Defense: self-defense claim
Johnson's attorneys insist she was acting in self-defense and in defense of her infant, pointing to what they describe as prior threats, an order of protection, and clashing eyewitness accounts. They also question the reliability of a key witness who, according to their filing, was wearing noise-cancelling headphones at the time of the shooting, as reported by FOX 32 Chicago. The defense is asking the court to grant bond or place Johnson on electronic monitoring while the case plays out. Prosecutors, for their part, argue the circumstances support the upgraded counts. Johnson remains in custody and is due back in court at 9 a.m.

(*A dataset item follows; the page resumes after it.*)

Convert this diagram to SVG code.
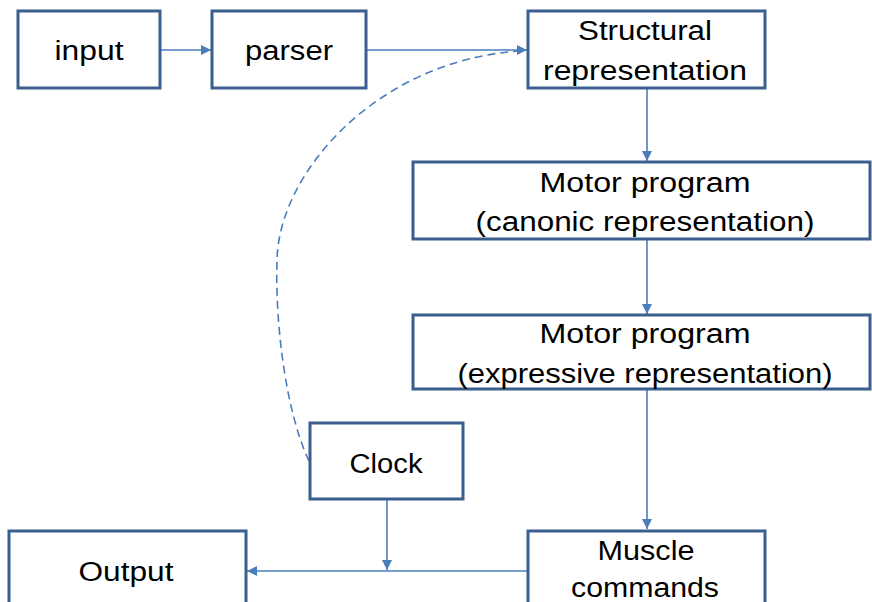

Thursday.
Legal outlook
Under Illinois law, a person can use force if they reasonably believe it is necessary to prevent someone else's imminent unlawful force, but deadly force is allowed only to prevent death or great bodily harm, according to Justia summarizing 720 ILCS 5/7-1. How that standard applies here will likely turn on a central question: who the factfinder decides was the aggressor, and whether Johnson's use of force is deemed reasonable under the circumstances. The case is still taking shape; the December arrest and early court moves were first detailed in a prior Hoodline report, Des Plaines Woman Charged, and prosecutors continue to build out their file.
In the meantime, grief has not let up for the victim's loved ones. Meeks-Blackmon's mother called the loss "such a hard three months," speaking to the ongoing toll on the family, according to CBS Chicago. As both sides trade motions and line up future dates, the stakes are only climbing for a case that shows no sign of fading from the public eye.